TAIPEI - Taiwan has relaxed rules for Chinese media, long regarded as spy organizations for the Communist government, as relations warm between the two long-time political rivals, officials said on Wednesday.

Effective immediately, Chinese media, which include state-run giants such as Xinhua News Agency and China Central Television, can increase staff from two to five people apiece and travel to any part of Taiwan or its outlying islands, officials said.

They can go to any part of Taiwan to gather news, not like before when they had to notify us, said Chao Chien-min, a vice chairman of the Mainland Affairs Council, the Taiwan government's China policy-making body.

We are a free media environment, Chao told reporters. Mainland China media are behind and we have a lot of experience we can share with them for their reference.

China has claimed sovereignty over self-ruled Taiwan since 1949, when Mao Zedong's forces won the Chinese civil war and Chiang Kai-shek's Nationalists (KMT) fled to the island. Beijing has vowed to bring Taiwan under its rule, by force if necessary.

Since taking office last year, China-friendly Taiwan President Ma Ying-jeou has sought to improve relations.

Anyone who was sent here was once suspected as a spy, said Shane Lee, a political scientist at Chang Jung University in Taiwan. Of course, the government is considering the overall picture. They've decided to open to China in all fields.
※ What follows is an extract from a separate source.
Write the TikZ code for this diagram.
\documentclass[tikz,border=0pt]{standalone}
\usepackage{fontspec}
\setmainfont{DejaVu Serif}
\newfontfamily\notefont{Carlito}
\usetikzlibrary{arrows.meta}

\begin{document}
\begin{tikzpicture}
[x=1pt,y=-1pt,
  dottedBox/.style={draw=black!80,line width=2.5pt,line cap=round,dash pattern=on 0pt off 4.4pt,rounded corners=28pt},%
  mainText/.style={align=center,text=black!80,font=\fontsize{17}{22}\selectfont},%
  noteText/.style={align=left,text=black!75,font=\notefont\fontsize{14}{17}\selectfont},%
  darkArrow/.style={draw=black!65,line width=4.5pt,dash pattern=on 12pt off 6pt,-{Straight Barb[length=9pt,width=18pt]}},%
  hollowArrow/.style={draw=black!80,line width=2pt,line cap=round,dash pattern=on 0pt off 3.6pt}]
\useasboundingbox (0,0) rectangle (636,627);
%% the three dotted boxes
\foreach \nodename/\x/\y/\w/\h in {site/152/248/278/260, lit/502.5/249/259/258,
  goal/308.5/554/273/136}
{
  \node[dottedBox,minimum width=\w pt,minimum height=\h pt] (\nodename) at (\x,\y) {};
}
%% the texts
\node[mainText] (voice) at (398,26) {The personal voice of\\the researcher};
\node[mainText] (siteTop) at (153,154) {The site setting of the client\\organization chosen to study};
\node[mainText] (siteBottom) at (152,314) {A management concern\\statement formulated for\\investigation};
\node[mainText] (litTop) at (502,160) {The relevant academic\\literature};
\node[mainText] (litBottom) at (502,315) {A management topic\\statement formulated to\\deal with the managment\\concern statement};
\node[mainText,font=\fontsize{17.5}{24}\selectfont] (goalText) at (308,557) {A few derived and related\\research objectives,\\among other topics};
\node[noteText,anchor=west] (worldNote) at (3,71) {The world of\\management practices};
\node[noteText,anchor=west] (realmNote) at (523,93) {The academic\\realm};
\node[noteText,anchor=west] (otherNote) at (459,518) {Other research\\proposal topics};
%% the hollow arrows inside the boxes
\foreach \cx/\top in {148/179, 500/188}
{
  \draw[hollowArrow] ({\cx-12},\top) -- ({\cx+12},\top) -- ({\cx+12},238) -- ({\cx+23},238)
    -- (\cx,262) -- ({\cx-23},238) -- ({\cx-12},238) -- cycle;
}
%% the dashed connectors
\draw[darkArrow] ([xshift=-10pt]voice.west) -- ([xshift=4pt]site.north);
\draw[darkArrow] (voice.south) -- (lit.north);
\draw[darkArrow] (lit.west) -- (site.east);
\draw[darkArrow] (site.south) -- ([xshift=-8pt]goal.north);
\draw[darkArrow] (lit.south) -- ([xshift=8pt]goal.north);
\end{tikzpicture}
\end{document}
Ma's government earlier let Xinhua and the People's Daily return to Taiwan after a suspension and lengthened the maximum stays for Chinese reporters from three to six months.

Seven Chinese media are stationed on the island.

But in Beijing, where Taiwan media face restrictions on travel, lengths of stay and even what they can report, an official hedged on saying whether their rules would be loosened.

Setting up bureaus on either side is an objective need for developing cross-strait relations, Fan Liqing, spokeswoman for China's Taiwan Affairs Office, told a regular news conference. With hard work by both sides, it will be accomplished soon.